It’s no secret. The healthcare industry is going through massive disruption. To some, it’s not fast enough. To others, it’s been too much too fast. Whatever your stance, it’s fair to say healthcare is broken. $3.5 Trillion was spent on healthcare in 2018, roughly 18% of the country’s GDP. Despite this giant investment, the Commonwealth Fund ranked the U.S. dead last in a study of 11 developed nations when ranking the performance of our healthcare system. This article is one more in a series I call Everything Transformed where I’m highlighting the disruptive forces revolutionizing just about every industry on the planet, including packaging, travel and hospitality, industrial safety, and more.

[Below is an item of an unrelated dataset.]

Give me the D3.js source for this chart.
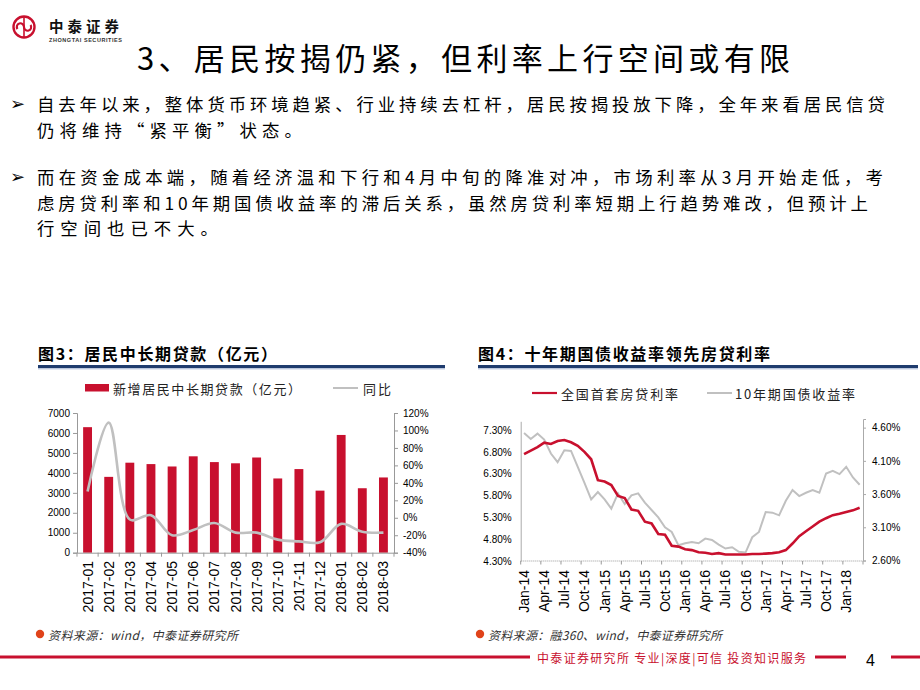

This time it’s healthcare.
I’m drawing insights from my consulting work with some of the largest industry players, as well as my relationship with Plug and Play, one of Silicon Valley’s largest investment firms and startup accelerators. According to Neda Amidi, Global Health Partner within Plug and Play Ventures, “I think we’ll continue to see startups tackling massive datasets using AI and machine learning.
The information gathered from these datasets have the potential to bring up some fascinating predictive insights that will be of tremendous value to insurers, pharmaceutical companies and hospital systems.” Artificial intelligence is just one thing that might help the system. I asked Amidi what she sees as the major drivers transforming the industry – and that represent opportunity areas for startups and healthcare players to innovate. Here are a few:
Consumers now bear more cost for their care, so they expect new tools for comparison shopping and finding ‘value’ as they shop for healthcare.
They also have expectations from using services in other industries (like mobile banking, ridesharing or Amazon’s one click purchasing) they want healthcare providers to deliver as well. Value-based care ties medical payments to the quality of care provided (like not being readmitted to the hospital within a certain time frame). Providers are incentivized and rewarded for better outcomes and lower spending, instead of what we see currently, which is the traditional fee-for-service reimbursement model.
Population health involves managing the overall health – and health costs – of a total population of people. Keeping people well saves money on expensive care, so if you’re an insurance provider it might make sense to provide added support like healthy food options, exercise plans, transportation, and even education for make healthy decisions. The opioid epidemic has placed tremendous burden and cost on an already stressed system. Insurers, health providers, public health officials, and nonprofit organizations are all continuing to seek solutions, with data analytics leading the way to help identify abuses in the system. The shortage of doctors and nurses have made telemedicine options increasingly attractive, especially for patients that don’t live close to hospitals or specialists.
Videoconferencing technologies along with health insurance providers that are open to exploring remote care models are accelerating the trend. Massive datasets that have been built over the past few years that contain data tied to DNA and medical images, and more are ready to be analyzed. More and more health systems now engage their populations by collecting samples and conducting behavioral research to explore the relationship between biological, environmental and behavior contributors to health and wellness. Plug and Play’s 150,000 square foot facility in Silicon Valley houses both startups and “corporate partners” who join the incubator to rub elbows with the upstarts. Corporate partners include Johnson & Johnson, Roche, Boehringer Ingelheim, Sanofi, Cleveland Clinic and others.
According to Dr. William H. Morris, Associate Chief Information Officer at Cleveland Clinic, “We’re focused on the patient experience, cost, and value of what we deliver. We need to increase the quality of patient care at a lower cost to address our country’s health disparities and inequities. We have a moral, ethical, and fiscal obligation to solve this and we see working with startups a great way to accelerate our goals.” Amidi works to bridge the challenges faced by corporate partners like Cleveland Clinic and the “batches” of startups they help accelerate. “As our program has grown and we’ve added more pharmaceutical and hospital partners, our batches have evolved to focus more towards value-based care models, care delivery, operational efficiency, chronic disease management, specific therapeutic areas, and more,” says Amidi.